When they called the Race for Obama… I switched to CNN (who had been making their calls really conservatively) who also had called it for Obama. I was in a shocked stupor for I don’t know how long. In a relieved, too good to be true, elation. It really was just as easy as the polls said it would be.

By the time he gave his speech- I had a jumbled ball of emotions welled up. Watching him give his speech- they just all came out. I couldn’t help it. It was as powerful a moment I’ve ever felt. Tears of joy, tears of relief, toys of pure raw emotion. It was very cathartic.

Yeah, I did during his magnificent acceptance speech. I’m about as locked off from my emotions as a man can get, but those words ripped open my heart. So, this is what hope feels like?

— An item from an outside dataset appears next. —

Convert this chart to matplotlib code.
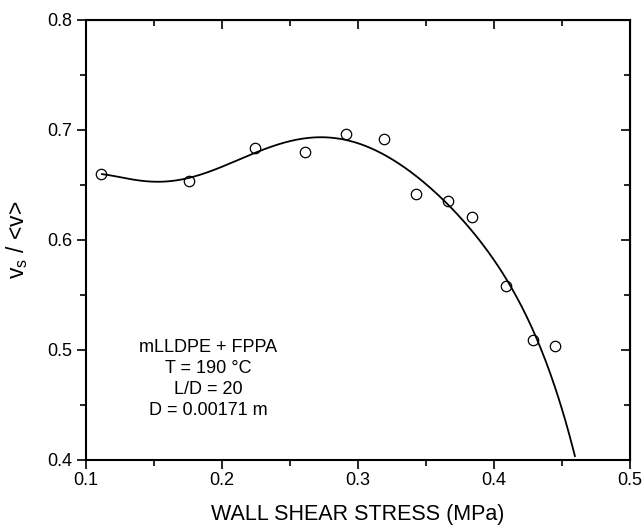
import numpy as np
import matplotlib.pyplot as plt
from matplotlib.ticker import MultipleLocator, FormatStrFormatter

plt.rcParams['font.family'] = ['Liberation Sans', 'DejaVu Sans']

stress = [0.111, 0.176, 0.224, 0.261, 0.291, 0.319, 0.343, 0.366, 0.384, 0.409, 0.429, 0.445]
vs_ratio = [0.660, 0.654, 0.684, 0.680, 0.696, 0.692, 0.642, 0.635, 0.621, 0.558, 0.509, 0.504]

# fitted curve
curve_x = [0.1118, 0.1368, 0.1588, 0.1760, 0.1980, 0.2250, 0.2471, 0.2721, 0.2917,
           0.3162, 0.3407, 0.3652, 0.3897, 0.4093, 0.4301, 0.4461, 0.4596]
curve_y = [0.6597, 0.6552, 0.6530, 0.6552, 0.6666, 0.6803, 0.6877, 0.6934, 0.6925,
           0.6788, 0.6575, 0.6348, 0.6045, 0.5591, 0.5121, 0.4666, 0.4018]

coef = np.polyfit(curve_x, curve_y, 7)
xfit = np.linspace(curve_x[0], curve_x[-1], 400)
yfit = np.polyval(coef, xfit)

fig = plt.figure(figsize=(6.44, 5.26), dpi=100)
ax = fig.add_axes([0.1335, 0.1255, 0.8445, 0.8365])

ax.plot(xfit, yfit, color='black', lw=1.3)
ax.plot(stress, vs_ratio, 'o', ms=7.5, mfc='none', mec='black', mew=0.9)

ax.set_xlim(0.1, 0.5)
ax.set_ylim(0.4, 0.8)
for axis in (ax.xaxis, ax.yaxis):
    axis.set_major_locator(MultipleLocator(0.1))
    axis.set_minor_locator(MultipleLocator(0.05))
    axis.set_major_formatter(FormatStrFormatter('%.1f'))
ax.tick_params(which='both', direction='out', width=1.2, labelsize=13, top=False, right=False)
ax.tick_params(which='major', length=6.5)
ax.tick_params(which='minor', length=4)
ax.tick_params(axis='x', pad=2)
for s in ax.spines.values():
    s.set_linewidth(1.5)

# inward ticks on top and right
sec = ax.secondary_xaxis('top')
sec.xaxis.set_major_locator(MultipleLocator(0.1))
sec.xaxis.set_minor_locator(MultipleLocator(0.05))
sec.tick_params(which='both', direction='in', width=1.2, labeltop=False)
sec.tick_params(which='major', length=6.5)
sec.tick_params(which='minor', length=4)
secy = ax.secondary_yaxis('right')
secy.yaxis.set_major_locator(MultipleLocator(0.1))
secy.yaxis.set_minor_locator(MultipleLocator(0.05))
secy.tick_params(which='both', direction='in', width=1.2, labelright=False)
secy.tick_params(which='major', length=6.5)
secy.tick_params(which='minor', length=4)

ax.set_xlabel('WALL SHEAR STRESS (MPa)', fontsize=15.5, labelpad=11)
ax.set_ylabel(r'v$_\mathregular{s}$ / <v>', fontsize=16.5, labelpad=12)

ax.text(0.19, 0.4736, 'mLLDPE + FPPA\nT = 190 \u00b0C\nL/D = 20\nD = 0.00171 m',
        ha='center', va='center', fontsize=13, linespacing=1.3)

fig.savefig('out.png', dpi=100)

Seeing Jesse Jackson with tears streaming down his face really hit me, too. I don’t like a lot of what the good Reverend has done and said over the years, but I can only imagine how much this means to that man. Having been next to Dr. King when he was killed, two runs at the presidency of his own, and to finally see it happen. It must have really felt like a Dream come true!

I didn’t, but I don’t really cry when I’m happy. I’d been nervous and jittery all day. We went to the grocery store around 6:00 or so, and we didn’t get back until 7:30, so I focused on that to keep from going stir-crazy. We heard that Ohio and Pennsylvania had gone to Obama and I did a happy dance. I saw the announcement on CNN, and I was just stunned. I’m an unrepentant chatterbox, and there was just nothing for me to say. Nobody said anything.

After a minute or two, I let out a whoop and went to get the sparkling apple juice to celebrate. Then I made lasagna.

I didn’t even cry during his acceptance speech, but I felt overwhelming relief and pride. I felt inspired. I was far too happy to cry.